3.4 Mechanical properties

Table 3 and Figs. 6, 7 represent the mechanical properties of samples containing varying PA concentrations (0.5%, 0.75%, and 1%). The ultimate tensile strength (UTS) values for all modified formulations display no significant difference, averaging 51 MPa. Comparative analysis with existing literature on 3D-printed recycled PET (r-PET), reveals UTS values ranging from 39 to 70 MPa. This disparity can be attributed to various production methodologies, including the use of twin-screw extruders or batch mixers, divergent mixing temperatures, and variations in recycled PET sources [23]. Regarding elastic modulus and elongation at break, samples with 1% and 0.75% PA exhibited diminished values compared to r-PET/0.5%PA, a trend validated by differential scanning calorimetry findings (Fig. 3b). These samples indicated higher degrees of crystallinity (27.3% and 28.27%, respectively), resulting in higher elastic modulus and reduced elongation at break. Conversely, the sample containing 0.5% PA displayed elevated elongation at break, attributable to a lower degree of crystallinity (19%). This underscores PA's role as a nucleating agent, enhancing crystallinity and consequently improving mechanical properties. In addition, in the previous studies by Zader et al., the printed r-PET ultimate tensile strength was 35 MPa, which is 15 MPa lower compared to our modified r-PET [25]. Crucially, when compared with widely used commercial feedstocks such as acrylonitrile butadiene styrene (ABS), polylactic acid (PLA), and polyethylene terephthalate glycol (PETG), which exhibit average tensile strengths of 43 MPa, 59 MPa, and 53 MPa, respectively, it becomes evident that recycled PET modified by PA in this work presents a promising eco-friendly alternative for commercial feedstocks in 3D printing applications. This is noteworthy even though the PET used in this research is a recycled grade and typically would have lower properties compared to the mentioned virgin plastics [33].

Table 3 Summary of mechanical properties of 3D printed parts
Full size table
Fig. 6
figure 6

Trend of UTS and elastic modulus of 3D printed samples

Full size image
Fig. 7
figure 7

Parts of a centrifugal pump printed via r-PET/0.75% PA

Full size image

As a proof of concept for this work, a centrifugal pump was 3D printed (FDM) using a selected formulation (r-PET/0.75 PA) that provided optimized properties. The successful printing of stable and fairly complex part shapes in this research showcases the effective use of our proprietary additive in recycled PET, making it suitable for 3D printing and enabling the successful reprocessing and remanufacturing of waste plastic.

4 Conclusion

This study aims to address the pressing issue of plastic waste management by exploring sustainable solutions within the framework of the Circular Economy (CE). In this study, the primary objective was to enhance the processability of recycled PET (r-PET), whose properties had deteriorated due to the recycling process, to make it suitable for 3D printing.
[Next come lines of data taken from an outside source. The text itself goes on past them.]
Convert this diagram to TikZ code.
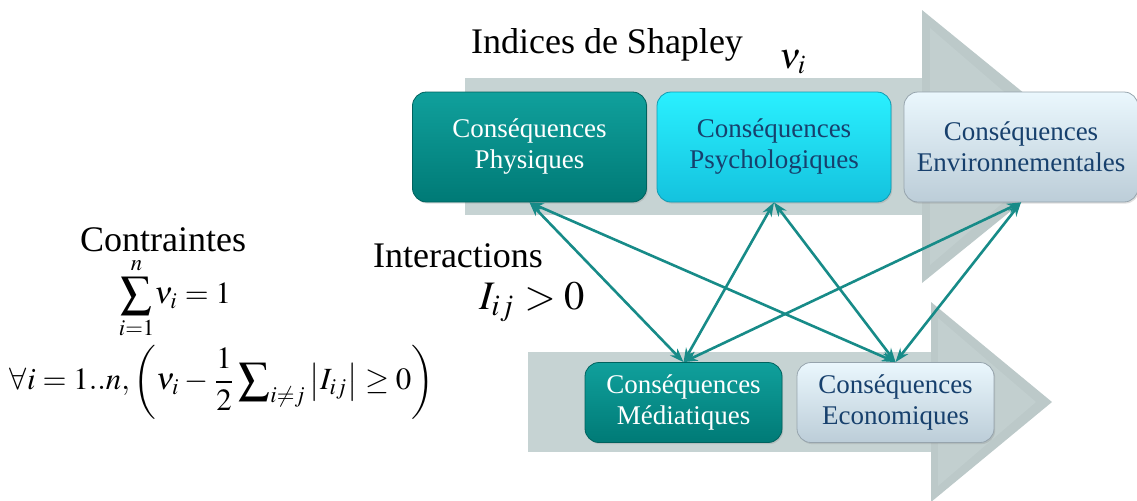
\documentclass[tikz,border=0pt]{standalone}
\usepackage{mathptmx}
\usepackage{fontspec}
\setmainfont{Liberation Serif}
\usepackage{amsmath}
\usepackage{graphicx}
\usetikzlibrary{arrows.meta,shadows}
\definecolor{tealtop}{HTML}{10A09C}
\definecolor{tealbot}{HTML}{007A76}
\definecolor{cyantop}{HTML}{2AF0FF}
\definecolor{cyanbot}{HTML}{14C2DE}
\definecolor{lighttop}{HTML}{EAF7FD}
\definecolor{lightbot}{HTML}{BCCDD8}
\definecolor{txtblue}{HTML}{17406D}
\definecolor{linkcol}{HTML}{178B88}
\definecolor{grayarrow}{HTML}{C6D3D3}
\definecolor{grayhead}{HTML}{BCC9C9}
\newcommand{\bigSig}{\mathop{\vcenter{\hbox{\scalebox{1.45}{$\sum$}}}}}
\tikzset{
  cbox/.style={rounded corners=7pt, align=center, inner sep=0pt,
    font=\fontsize{13.5}{15.5}\selectfont, drop shadow={opacity=0.25,shadow xshift=0.6pt,shadow yshift=-0.8pt}},
  bigbox/.style={cbox, minimum width=117pt, minimum height=55pt},
  smallbox/.style={cbox, minimum width=98.5pt, minimum height=40pt},
  tealbox/.style={top color=tealtop, bottom color=tealbot, draw=tealbot!80!black, text=white},
  cyanbox/.style={top color=cyantop, bottom color=cyanbot, draw=cyanbot!80!black, text=txtblue},
  lightbox/.style={top color=lighttop, bottom color=lightbot, draw=lightbot!80!black, text=txtblue},
  link/.style={draw=linkcol, line width=1.3pt, {Stealth[length=7pt,width=5pt]}-{Stealth[length=7pt,width=5pt]}},
  lbl/.style={font=\fontsize{18}{20}\selectfont, inner sep=0pt}
}
\begin{document}
\begin{tikzpicture}[x=0.5pt,y=-0.5pt]
\path[use as bounding box] (0,0) rectangle (1137,500);
% gray arrows
\fill[grayarrow] (465,78) -- (922,78) -- (922,215) -- (465,215) -- cycle;
\fill[grayhead] (922,10) -- (1090,147) -- (922,283) -- cycle;
\fill[grayarrow!60!grayhead] (930,28) -- (1068,147) -- (930,265) -- cycle;
\fill[grayarrow] (528,352) -- (931,352) -- (931,452) -- (528,452) -- cycle;
\fill[grayhead] (931,302) -- (1052,402) -- (931,502) -- cycle;
\fill[grayarrow!60!grayhead] (938,318) -- (1036,402) -- (938,486) -- cycle;
% boxes
\node[bigbox, tealbox] (phys) at (529.5,147) {Conséquences\\Physiques};
\node[bigbox, cyanbox] (psy) at (774,147) {Conséquences\\Psychologiques};
\node[bigbox, lightbox] (env) at (1021,147) {Conséquences\\Environnementales};
\node[smallbox, tealbox] (med) at (683.5,402.5) {Conséquences\\Médiatiques};
\node[smallbox, lightbox] (eco) at (895.5,402.5) {Conséquences\\Economiques};
% links
\draw[link] (phys.south) -- (med.north);
\draw[link] (phys.south) -- (eco.north);
\draw[link] (psy.south) -- (med.north);
\draw[link] (psy.south) -- (eco.north);
\draw[link] (env.south) -- (med.north);
\draw[link] (env.south) -- (eco.north);
% texts
\node[lbl] (shap) at (607,45) {Indices de Shapley};
\node[inner sep=0pt] (nu) at (793,62) {\resizebox{14pt}{!}{$\nu_i$}};
\node[lbl] (contr) at (163,240) {Contraintes};
\node[lbl] (inter) at (458,256) {Interactions};
\node[inner sep=0pt] (iij) at (532,302) {\resizebox{53pt}{!}{$I_{ij} > 0$}};
\node[inner sep=0pt] (sum) at (175,298) {\resizebox{56pt}{!}{$\displaystyle\bigSig_{i=1}^{n}\!\nu_i = 1$}};
\node[inner sep=0pt] (cons) at (222,382) {\resizebox{212pt}{!}{$\forall i = 1..n, \left( \nu_i - \dfrac{1}{2}\displaystyle\sum\nolimits_{i\neq j}\left|I_{ij}\right| \geq 0 \right)$}};
\end{tikzpicture}
\end{document}
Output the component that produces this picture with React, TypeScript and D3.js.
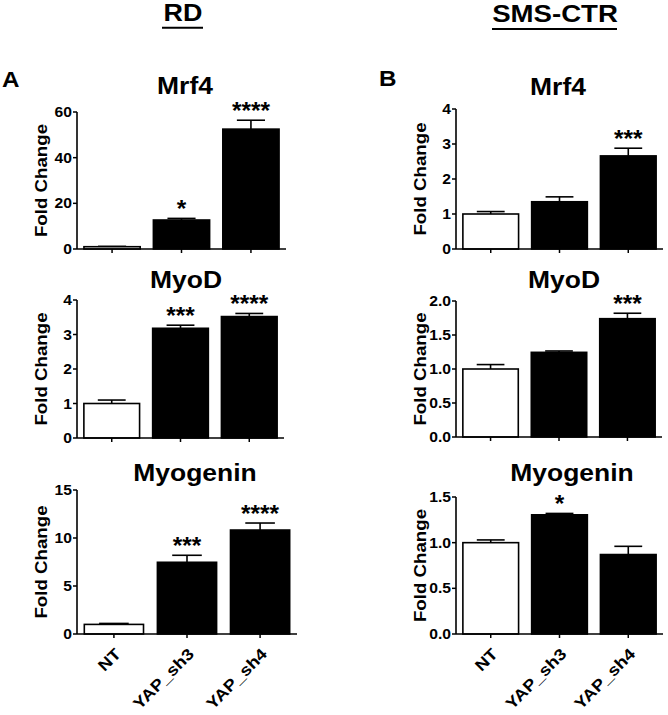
import React from "react";
import * as d3 from "d3";

const categories = ["NT", "YAP_sh3", "YAP_sh4"];

const rdMrf4 = [1.0, 12.7, 52.5];
const rdMrf4Err = [0.15, 0.7, 3.9];
const rdMrf4Stars = ["", "*", "****"];
const rdMrf4Ticks = [0, 20, 40, 60];

const rdMyoD = [1.0, 3.18, 3.52];
const rdMyoDErr = [0.1, 0.09, 0.09];
const rdMyoDStars = ["", "***", "****"];
const rdMyoDTicks = [0, 1, 2, 3, 4];

const rdMyog = [1.0, 7.47, 10.83];
const rdMyogErr = [0.1, 0.73, 0.73];
const rdMyogStars = ["", "***", "****"];
const rdMyogTicks = [0, 5, 10, 15];

const smsMrf4 = [1.0, 1.35, 2.66];
const smsMrf4Err = [0.07, 0.14, 0.22];
const smsMrf4Stars = ["", "", "***"];
const smsMrf4Ticks = [0, 1, 2, 3, 4];

const smsMyoD = [1.0, 1.245, 1.74];
const smsMyoDErr = [0.065, 0.02, 0.08];
const smsMyoDStars = ["", "", "***"];
const smsMyoDTicks = [0, 0.5, 1.0, 1.5, 2.0];

const smsMyog = [1.0, 1.305, 0.87];
const smsMyogErr = [0.03, 0.015, 0.09];
const smsMyogStars = ["", "*", ""];
const smsMyogTicks = [0, 0.5, 1.0, 1.5];

const FONT = "'Liberation Sans', Arial, Helvetica, sans-serif";

type Panel = {
  title: string;
  values: number[];
  errs: number[];
  stars: string[];
  ticks: number[];
  fmt: string;
  x0: number;
  x1: number;
  yTop: number;
  yBot: number;
  titleX: number;
  titleY: number;
  xLabels: boolean;
};

const panels: Panel[] = [
  { title: "Mrf4", values: rdMrf4, errs: rdMrf4Err, stars: rdMrf4Stars, ticks: rdMrf4Ticks, fmt: "d", x0: 77, x1: 286, yTop: 112, yBot: 249, titleX: 185, titleY: 93.5, xLabels: false },
  { title: "MyoD", values: rdMyoD, errs: rdMyoDErr, stars: rdMyoDStars, ticks: rdMyoDTicks, fmt: "d", x0: 77, x1: 284, yTop: 300, yBot: 438, titleX: 186, titleY: 288, xLabels: false },
  { title: "Myogenin", values: rdMyog, errs: rdMyogErr, stars: rdMyogStars, ticks: rdMyogTicks, fmt: "d", x0: 77, x1: 297, yTop: 490, yBot: 634, titleX: 195, titleY: 481, xLabels: true },
  { title: "Mrf4", values: smsMrf4, errs: smsMrf4Err, stars: smsMrf4Stars, ticks: smsMrf4Ticks, fmt: "d", x0: 456, x1: 663, yTop: 109, yBot: 249, titleX: 558, titleY: 94.5, xLabels: false },
  { title: "MyoD", values: smsMyoD, errs: smsMyoDErr, stars: smsMyoDStars, ticks: smsMyoDTicks, fmt: ".1f", x0: 456, x1: 662, yTop: 301, yBot: 437, titleX: 564, titleY: 288, xLabels: false },
  { title: "Myogenin", values: smsMyog, errs: smsMyogErr, stars: smsMyogStars, ticks: smsMyogTicks, fmt: ".1f", x0: 456, x1: 663, yTop: 497, yBot: 634, titleX: 572, titleY: 481, xLabels: true },
];

function SText(props: {
  x: number; y: number; sx?: number; rotate?: number; size: number;
  anchor?: "start" | "middle" | "end"; dy?: string; children: React.ReactNode;
}) {
  const { x, y, sx = 1.18, rotate = 0, size, anchor = "middle", dy } = props;
  return (
    <g transform={`translate(${x},${y}) rotate(${rotate}) scale(${sx},1)`}>
      <text textAnchor={anchor} dy={dy} fontFamily={FONT} fontWeight="bold" fontSize={size} fill="#000">
        {props.children}
      </text>
    </g>
  );
}

function BarPanel({ p }: { p: Panel }) {
  const x = d3.scaleBand<string>().domain(categories).range([p.x0, p.x1]).paddingInner(0.19).paddingOuter(0.1);
  const dom = d3.extent(p.ticks) as [number, number];
  const y = d3.scaleLinear().domain(dom).range([p.yBot, p.yTop]);
  const fmt = d3.format(p.fmt);
  const bw = x.bandwidth();
  return (
    <g>
      <SText x={p.titleX} y={p.titleY} size={23} sx={1.15}>{p.title}</SText>
      <SText x={p.x0 - 30} y={(p.yTop + p.yBot) / 2} size={17} rotate={-90} sx={1.1}>Fold Change</SText>
      {categories.map((c, i) => {
        const cx = (x(c) as number) + bw / 2;
        const v = p.values[i];
        const top = y(v + p.errs[i]);
        return (
          <g key={c}>
            <line x1={cx} x2={cx} y1={y(v)} y2={top} stroke="#000" strokeWidth={1.6} />
            <line x1={cx - bw / 4} x2={cx + bw / 4} y1={top} y2={top} stroke="#000" strokeWidth={1.6} />
            <rect x={x(c)} y={y(v)} width={bw} height={y(0) - y(v)} fill={i === 0 ? "#fff" : "#000"} stroke="#000" strokeWidth={1.6} />
            {p.stars[i] ? (
              <SText x={cx} y={top - 1} size={24} sx={1.02}>{p.stars[i]}</SText>
            ) : null}
            <line x1={cx} x2={cx} y1={p.yBot} y2={p.yBot + 4} stroke="#000" strokeWidth={1.5} />
            {p.xLabels ? (
              <SText x={cx + 8} y={p.yBot + 21} size={16} rotate={-45} anchor="end" sx={1.15}>{c}</SText>
            ) : null}
          </g>
        );
      })}
      <line x1={p.x0} x2={p.x0} y1={p.yTop} y2={p.yBot} stroke="#000" strokeWidth={1.6} />
      <line x1={p.x0} x2={p.x1} y1={p.yBot} y2={p.yBot} stroke="#000" strokeWidth={1.6} />
      {p.ticks.map((t) => (
        <g key={t}>
          <line x1={p.x0 - 4} x2={p.x0} y1={y(t)} y2={y(t)} stroke="#000" strokeWidth={1.5} />
          <SText x={p.x0 - 5} y={y(t)} size={14} anchor="end" dy="0.36em" sx={1.12}>{fmt(t)}</SText>
        </g>
      ))}
    </g>
  );
}

export default function App() {
  return (
    <svg width={668} height={715} style={{ position: "absolute", left: 0, top: 0, background: "#fff" }}>
      <rect width={668} height={715} fill="#fff" />
      <SText x={183} y={20.5} size={24} sx={1.12}>RD</SText>
      <line x1={162} x2={203} y1={27.7} y2={27.7} stroke="#000" strokeWidth={2} />
      <SText x={555} y={21.5} size={24} sx={1.15}>SMS-CTR</SText>
      <line x1={492} x2={617} y1={29} y2={29} stroke="#000" strokeWidth={2} />
      <SText x={2} y={87} size={22} anchor="start" sx={1.1}>A</SText>
      <SText x={379} y={86} size={22} anchor="start" sx={1.1}>B</SText>
      {panels.map((p, i) => (
        <BarPanel key={i} p={p} />
      ))}
    </svg>
  );
}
This was achieved through the utilization of a proprietary additive (PA), to modify the recycled PET for 3D printing. Key findings revealed that:

  • The optimal concentration of 0.75% PA significantly improved the complex viscosity of modified r-PET from 200 Pa·s to 1000 Pa·s, facilitating extrusion in FDM 3D printing.

  • The introduction of PA led to beneficial changes in the thermal, crystallinity, and mechanical properties of r-PET. Differential scanning calorimetry showed a crystallinity of 27.3% and a crystallization temperature of 187.4 °C for samples with 0.75% PA. Fourier Transform Infrared Spectroscopy confirmed successful chemical modification, resulting in a branched structure that enhanced mechanical properties. Rheological assessments revealed a substantial increase in storage modulus, essential for stable filament production.

  • As for mechanical properties, samples with 0.75% PA exhibited an ultimate tensile strength (UTS) of 51 MPa, while elongation at break was reduced by 75%, indicating improved structural integrity. The elastic modulus also increased with PA concentration, reaching 680.26 ± 21.31 MPa. The modified r-PET demonstrated tensile strengths comparable to conventional virgin materials like ABS, PLA, and PETG, despite using recycled grade PET. These findings support the potential of modified r-PET as a viable material for various applications in additive manufacturing, contributing to sustainable plastic waste management.

Future research should focus on optimizing the mechanical properties of r-PET to enhance its strength and uniformity, making it suitable for a broader range of applications. Experiments could explore different additives, compatibilizers, or processing approaches, such as using a twin-screw extruder to prepare feedstock for 3D printing. A detailed analysis of the material's impact, bending, and compressive strengths could reveal additional uses, like as a core for sandwich panels. Modeling efforts could simulate r-PET performance in real-world applications, such as load-bearing structures and stress analysis, guiding the development of new formulations. Based on the investigated properties, r-PET is suitable for producing plastic parts in the automotive and aerospace industries, including brackets, structural support, panel components, and as an affordable material for printing prototypes in research studies. In addition, it can be used for printing container and packages with specific geometry as well.